All Commentary
Sunday, May 1, 1988

Home-Based Work: New Opportunities for Women?


Joanne H. Pratt’s studies of home-based workers have been published extensively in scholarly and trade publications. This article is adapted from her report, “Legal Barriers to Home-Based Work,” published by the National Center for Policy Analysis. 7701 N. Semmens, Suite 800, Dallas, Texas 75247.

The activities of women in the labor market reveal two contradictory trends. On the one hand, women are better educated and have more job skills and training than ever before. On the other hand, a substantial number of women are leaving executive suites and returning home to have children and care for their families.

Is there a way for women to resolve the conflict between the career goals for which they have been trained and the family goals that many want to pursue? For many women, the answer is home-based work. Surveys show that:

• As many as 23 million people are using their homes as a place of work.

• Among businesses that are run exclusively out of the home, more than 70 per cent are run by women.

Women are talcing advantage of a number of important economic and technological trends. Advances in computer technology mean that millions of workers can “telecommute” from their homes. The growth of the service economy is opening the doors for millions of small businesses. Most are being launched from the home.

• Of the 8.2 million sole proprietorships in the U.S. in 1980, 63 per cent were located in someone’s home.

• While the number of new sole proprietorships is increasing at a rate of 3.7 per cent per year, those started by women are increasing at a rate of 6.9 per cent per year.

Despite the enormous economic and social benefits created by home-based work, those who work from their homes face a maze of legal uncertainty arising from Federal, state and local regulations.

Local Laws. About 90 per cent of all U.S. cities place restrictions on home-based work. These include requirements that no outside employee may work in the home; only one family member may work in the business; only one business may be operated from each home; only one room of a house may be used for business purposes; a separate entrance must be maintained for business customers, and no business inventory may be stored in a garage. Among the many and sometimes bizarre regulations:

• In Blaine, Minnesota, a home-based tutor in math, English or a foreign language may not tutor more than one student at a time.

• In Long Beach, California, ministers, priests, and rabbis may not give religious instruction in the home.

• In Dallas, Texas, home-based businesses may not be listed in the yellow pages of the telephone directory.

• In Danville, Illinois, no one may sell goods in a home other than by filling an order previously placed by telephone.

• In Southern Pines, North Carolina, there is a total ban on retail sales in the home and no inventory may be displayed in the home.

• In Downey, California, a garage may not be used for home-based work.

• In Rockford, Illinois, there can be no more than one home occupation in any single residence.

• In Chicago, there is virtually a total ban on home-based work, including a ban on connecting a home computer to an office computer.

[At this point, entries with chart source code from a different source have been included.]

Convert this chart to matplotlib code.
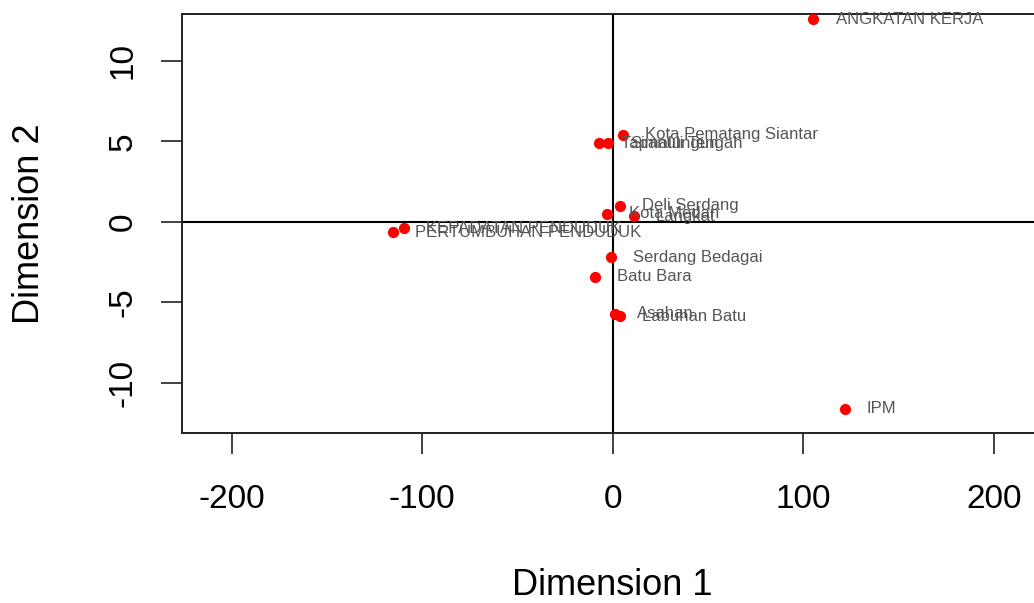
import matplotlib
matplotlib.use("Agg")
import matplotlib.pyplot as plt

# coordinates of the MDS output
labels = ["ANGKATAN KERJA", "IPM", "Kota Pematang Siantar", "Tapanuli Tengah",
          "Simalungun", "Deli Serdang", "Kota Medan", "Langkat",
          "PERTUMBUHAN PENDUDUK", "KEPADATAN PENDUDUK", "Serdang Bedagai",
          "Batu Bara", "Asahan", "Labuhan Batu"]
dim1 = [105.4, 121.7, 5.3, -7.4, -2.6, 3.7, -3.2, 11.0,
        -115.4, -109.6, -1.0, -9.5, 1.0, 3.7]
dim2 = [12.6, -11.6, 5.4, 4.9, 4.9, 1.0, 0.5, 0.35,
        -0.65, -0.4, -2.2, -3.4, -5.7, -5.85]

xticks = [-200, -100, 0, 100, 200]
yticks = [-10, -5, 0, 5, 10]

plt.rcParams['font.family'] = ['Liberation Sans', 'DejaVu Sans']
plt.rcParams['axes.unicode_minus'] = False

fig = plt.figure(figsize=(10.34, 6.03), dpi=100)
ax = fig.add_axes([0.176, 0.282, 0.833, 0.695])
ax.set_xlim(-226, 226)
ax.set_ylim(-13.1, 12.92)

ax.axhline(0, color='k', lw=1.5)
ax.axvline(0, color='k', lw=1.5)
ax.scatter(dim1, dim2, s=50, color='red', zorder=3)

# labels to the right of each point, like R text(pos=4)
for x, y, lab in zip(dim1, dim2, labels):
    ax.annotate(lab, (x, y), xytext=(16, 0), textcoords='offset points',
                va='center', ha='left', fontsize=12, color='#555555')

ax.set_xticks(xticks)
ax.set_yticks(yticks)
ax.set_yticklabels([str(v) for v in yticks], rotation=90, va='center')
ax.tick_params(axis='both', length=15, width=1.3, labelsize=24,
               direction='out', color='#333333')
ax.tick_params(axis='x', pad=22)
ax.tick_params(axis='y', pad=16)
for s in ax.spines.values():
    s.set_linewidth(1.4)
    s.set_color('#222222')

ax.set_xlabel("Dimension 1", fontsize=26, va='center')
ax.set_ylabel("Dimension 2", fontsize=26, va='center')
ax.xaxis.set_label_coords(0.5, -0.363)
ax.yaxis.set_label_coords(-0.1765, 0.5)

fig.savefig("out.png", dpi=100)
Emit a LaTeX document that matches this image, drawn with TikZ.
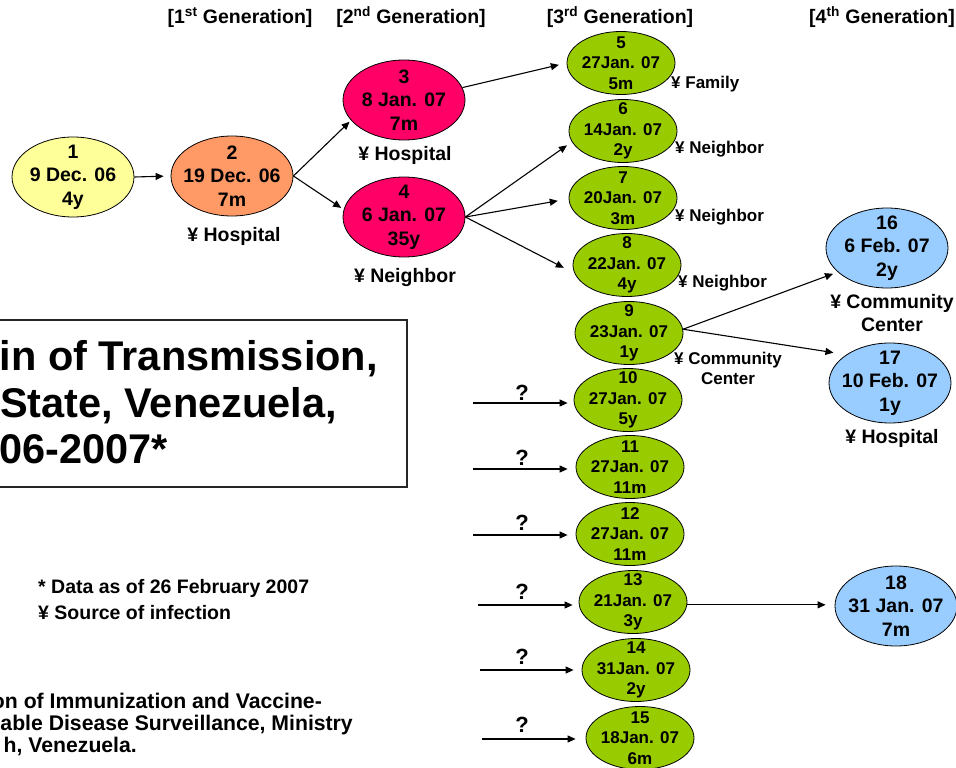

State Laws. Many states ban entire categories of products from home production. These include cigars, artificial flowers, articles of food and drink, toys, dolls, bandages, purses, feathers, children’s clothing, and cosmetics. When home production is allowed, it is often restricted to a small part of the labor market:

• In Hawaii and Illinois, the only people al-lowed to work in the home are people who are unable to leave home.

• In Massachusetts, no one under contract with an employer or business outside the home may produce goods in their home.

Federal Laws. After a protracted court battle, the U.S. Department of Labor has managed to liberalize restrictions on home knitting. However, Federal law still bans home production (for sale) of women’s garments, embroidery, handkerchiefs, jewelry, buckles, mittens and gloves.

Many of these regulations needlessly interfere with valuable economic activity and have no apparent valid social purpose. They threaten to stifle one of the most important and growing sectors of our economy, and to place obstacles in the way of the economic and social goals of an ever-increasing number of women.